- BRIEF -
Reproduce the listing below without changes, except that pictures are left out.

- DATASET EXCERPT -
————

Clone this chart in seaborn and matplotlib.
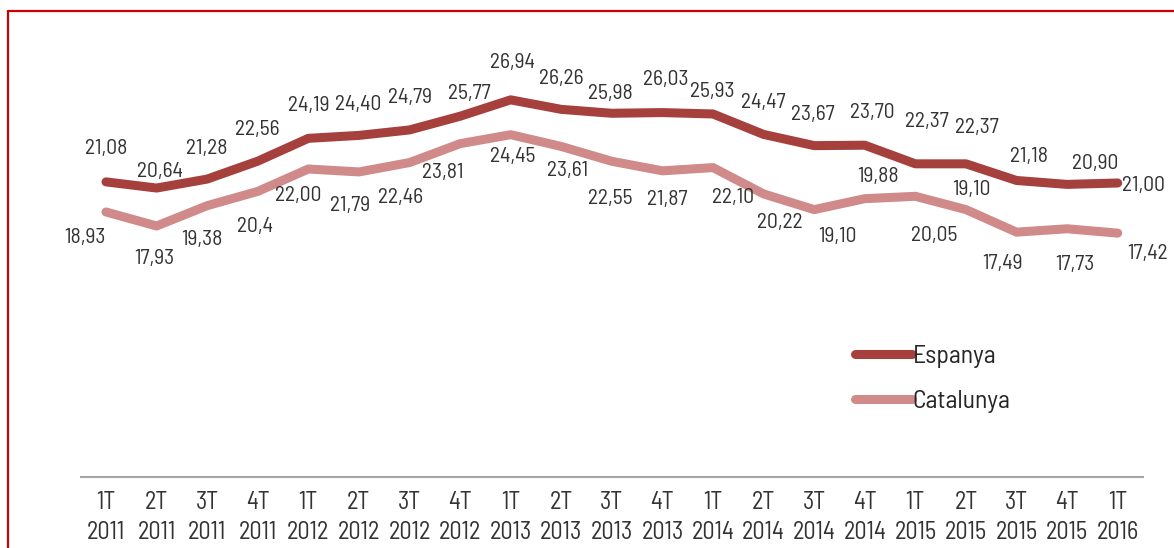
import numpy as np
import pandas as pd
import matplotlib
matplotlib.use("Agg")
import matplotlib.pyplot as plt
import seaborn as sns
from matplotlib.lines import Line2D

# Dades
trimestres = ['1T\n2011', '2T\n2011', '3T\n2011', '4T\n2011',
              '1T\n2012', '2T\n2012', '3T\n2012', '4T\n2012',
              '1T\n2013', '2T\n2013', '3T\n2013', '4T\n2013',
              '1T\n2014', '2T\n2014', '3T\n2014', '4T\n2014',
              '1T\n2015', '2T\n2015', '3T\n2015', '4T\n2015',
              '1T\n2016']
espanya = [21.08, 20.64, 21.28, 22.56, 24.19, 24.40, 24.79, 25.77, 26.94, 26.26,
           25.98, 26.03, 25.93, 24.47, 23.67, 23.70, 22.37, 22.37, 21.18, 20.90, 21.00]
catalunya = [18.93, 17.93, 19.38, 20.4, 22.00, 21.79, 22.46, 23.81, 24.45, 23.61,
             22.55, 21.87, 22.10, 20.22, 19.10, 19.88, 20.05, 19.10, 17.49, 17.73, 17.42]
etiquetes_esp = ['21,08', '20,64', '21,28', '22,56', '24,19', '24,40', '24,79', '25,77', '26,94', '26,26',
                 '25,98', '26,03', '25,93', '24,47', '23,67', '23,70', '22,37', '22,37', '21,18', '20,90', '21,00']
etiquetes_cat = ['18,93', '17,93', '19,38', '20,4', '22,00', '21,79', '22,46', '23,81', '24,45', '23,61',
                 '22,55', '21,87', '22,10', '20,22', '19,10', '19,88', '20,05', '19,10', '17,49', '17,73', '17,42']

# desplaçaments de les etiquetes (pixels)
off_esp = [(0, 33), (3, 17), (0, 31), (0, 32), (0, 33), (-1, 31), (0, 32), (9, 23), (2, 37), (0, 31),
           (-1, 20), (3, 33), (-1, 22), (0, 32), (-1, 31), (8, 33), (12, 42), (11, 36), (12, 24), (28, 21), (4, -2)]
off_cat = [(-21, -26), (-2, -33), (-5, -34), (-3, -35), (-10, -26), (-9, -34), (-9, -35), (-17, -29), (2, -22), (6, -24),
           (-2, -37), (5, -29), (20, -30), (16, -29), (23, -27), (13, 22), (19, -39), (6, 20), (-14, -31), (8, -36), (30, -20)]

colors = {'Espanya': '#a5403d', 'Catalunya': '#d08a8a'}

df = pd.DataFrame({
    'x': list(range(len(trimestres))) * 2,
    'valor': espanya + catalunya,
    'serie': ['Espanya'] * len(espanya) + ['Catalunya'] * len(catalunya),
})

sns.set_style('white')
plt.rcParams['font.family'] = ['Barlow Semi Condensed', 'DejaVu Sans']

fig = plt.figure(figsize=(11.74, 5.48), dpi=100)
ax = fig.add_axes([80.7 / 1174, 71 / 548, (1143 - 80.7) / 1174, 420 / 548])

sns.lineplot(data=df, x='x', y='valor', hue='serie', palette=colors, linewidth=6.5,
             legend=False, ax=ax, solid_capstyle='round', solid_joinstyle='round')

ax.set_xlim(-0.5, 20.5)
ax.set_ylim(0, 30)
ax.set_xlabel('')
ax.set_ylabel('')
ax.set_yticks([])

for serie, vals, labs, offs in [('Espanya', espanya, etiquetes_esp, off_esp),
                                ('Catalunya', catalunya, etiquetes_cat, off_cat)]:
    for i, (v, t, o) in enumerate(zip(vals, labs, offs)):
        ha = 'left' if (i == len(vals) - 1 and serie == 'Espanya') else 'center'
        ax.annotate(t, (i, v), xytext=o, textcoords='offset pixels',
                    ha=ha, va='center', fontsize=15.5, color='#333333', annotation_clip=False)

# eix x
for s in ['left', 'right', 'top']:
    ax.spines[s].set_visible(False)
ax.spines['bottom'].set_color('#a6a6a6')
ax.spines['bottom'].set_linewidth(1.5)
ax.set_xticks(range(len(trimestres)))
ax.set_xticklabels(trimestres, fontsize=17.5, color='#333333')
ax.set_xticks(np.arange(-0.5, 20, 2), minor=True)
ax.tick_params(axis='x', which='major', length=0, pad=10)
ax.tick_params(axis='x', which='minor', length=6, width=1.5, color='#a6a6a6', direction='out')
for t in ax.get_xticklabels():
    t.set_linespacing(1.4)

# llegenda
handles = [Line2D([], [], color=colors[k], lw=6.5, solid_capstyle='round') for k in ['Espanya', 'Catalunya']]
fig.legend(handles, ['Espanya', 'Catalunya'], loc='upper left',
           bbox_to_anchor=(855 / 1174, (548 - 345) / 548), frameon=False, fontsize=18.5,
           handlelength=2.2, handletextpad=0.05, labelspacing=0.85, borderpad=0, borderaxespad=0,
           labelcolor='#262626')

# marc vermell
fig.add_artist(Line2D([8 / 1174, 8 / 1174], [0, (548 - 10.5) / 548], color='#cc0000', lw=1.6,
                      transform=fig.transFigure))
fig.add_artist(Line2D([8 / 1174, 1.0], [(548 - 10.5) / 548, (548 - 10.5) / 548], color='#cc0000', lw=1.6,
                      transform=fig.transFigure))

fig.savefig('out.png', dpi=100)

————

- ANSWER TO THIS TASK -
Clone this chart in seaborn and matplotlib.
import numpy as np
import pandas as pd
import matplotlib
matplotlib.use("Agg")
import matplotlib.pyplot as plt
import seaborn as sns
from matplotlib.lines import Line2D

# Dades
trimestres = ['1T\n2011', '2T\n2011', '3T\n2011', '4T\n2011',
              '1T\n2012', '2T\n2012', '3T\n2012', '4T\n2012',
              '1T\n2013', '2T\n2013', '3T\n2013', '4T\n2013',
              '1T\n2014', '2T\n2014', '3T\n2014', '4T\n2014',
              '1T\n2015', '2T\n2015', '3T\n2015', '4T\n2015',
              '1T\n2016']
espanya = [21.08, 20.64, 21.28, 22.56, 24.19, 24.40, 24.79, 25.77, 26.94, 26.26,
           25.98, 26.03, 25.93, 24.47, 23.67, 23.70, 22.37, 22.37, 21.18, 20.90, 21.00]
catalunya = [18.93, 17.93, 19.38, 20.4, 22.00, 21.79, 22.46, 23.81, 24.45, 23.61,
             22.55, 21.87, 22.10, 20.22, 19.10, 19.88, 20.05, 19.10, 17.49, 17.73, 17.42]
etiquetes_esp = ['21,08', '20,64', '21,28', '22,56', '24,19', '24,40', '24,79', '25,77', '26,94', '26,26',
                 '25,98', '26,03', '25,93', '24,47', '23,67', '23,70', '22,37', '22,37', '21,18', '20,90', '21,00']
etiquetes_cat = ['18,93', '17,93', '19,38', '20,4', '22,00', '21,79', '22,46', '23,81', '24,45', '23,61',
                 '22,55', '21,87', '22,10', '20,22', '19,10', '19,88', '20,05', '19,10', '17,49', '17,73', '17,42']

# desplaçaments de les etiquetes (pixels)
off_esp = [(0, 33), (3, 17), (0, 31), (0, 32), (0, 33), (-1, 31), (0, 32), (9, 23), (2, 37), (0, 31),
           (-1, 20), (3, 33), (-1, 22), (0, 32), (-1, 31), (8, 33), (12, 42), (11, 36), (12, 24), (28, 21), (4, -2)]
off_cat = [(-21, -26), (-2, -33), (-5, -34), (-3, -35), (-10, -26), (-9, -34), (-9, -35), (-17, -29), (2, -22), (6, -24),
           (-2, -37), (5, -29), (20, -30), (16, -29), (23, -27), (13, 22), (19, -39), (6, 20), (-14, -31), (8, -36), (30, -20)]

colors = {'Espanya': '#a5403d', 'Catalunya': '#d08a8a'}

df = pd.DataFrame({
    'x': list(range(len(trimestres))) * 2,
    'valor': espanya + catalunya,
    'serie': ['Espanya'] * len(espanya) + ['Catalunya'] * len(catalunya),
})

sns.set_style('white')
plt.rcParams['font.family'] = ['Barlow Semi Condensed', 'DejaVu Sans']

fig = plt.figure(figsize=(11.74, 5.48), dpi=100)
ax = fig.add_axes([80.7 / 1174, 71 / 548, (1143 - 80.7) / 1174, 420 / 548])

sns.lineplot(data=df, x='x', y='valor', hue='serie', palette=colors, linewidth=6.5,
             legend=False, ax=ax, solid_capstyle='round', solid_joinstyle='round')

ax.set_xlim(-0.5, 20.5)
ax.set_ylim(0, 30)
ax.set_xlabel('')
ax.set_ylabel('')
ax.set_yticks([])

for serie, vals, labs, offs in [('Espanya', espanya, etiquetes_esp, off_esp),
                                ('Catalunya', catalunya, etiquetes_cat, off_cat)]:
    for i, (v, t, o) in enumerate(zip(vals, labs, offs)):
        ha = 'left' if (i == len(vals) - 1 and serie == 'Espanya') else 'center'
        ax.annotate(t, (i, v), xytext=o, textcoords='offset pixels',
                    ha=ha, va='center', fontsize=15.5, color='#333333', annotation_clip=False)

# eix x
for s in ['left', 'right', 'top']:
    ax.spines[s].set_visible(False)
ax.spines['bottom'].set_color('#a6a6a6')
ax.spines['bottom'].set_linewidth(1.5)
ax.set_xticks(range(len(trimestres)))
ax.set_xticklabels(trimestres, fontsize=17.5, color='#333333')
ax.set_xticks(np.arange(-0.5, 20, 2), minor=True)
ax.tick_params(axis='x', which='major', length=0, pad=10)
ax.tick_params(axis='x', which='minor', length=6, width=1.5, color='#a6a6a6', direction='out')
for t in ax.get_xticklabels():
    t.set_linespacing(1.4)

# llegenda
handles = [Line2D([], [], color=colors[k], lw=6.5, solid_capstyle='round') for k in ['Espanya', 'Catalunya']]
fig.legend(handles, ['Espanya', 'Catalunya'], loc='upper left',
           bbox_to_anchor=(855 / 1174, (548 - 345) / 548), frameon=False, fontsize=18.5,
           handlelength=2.2, handletextpad=0.05, labelspacing=0.85, borderpad=0, borderaxespad=0,
           labelcolor='#262626')

# marc vermell
fig.add_artist(Line2D([8 / 1174, 8 / 1174], [0, (548 - 10.5) / 548], color='#cc0000', lw=1.6,
                      transform=fig.transFigure))
fig.add_artist(Line2D([8 / 1174, 1.0], [(548 - 10.5) / 548, (548 - 10.5) / 548], color='#cc0000', lw=1.6,
                      transform=fig.transFigure))

fig.savefig('out.png', dpi=100)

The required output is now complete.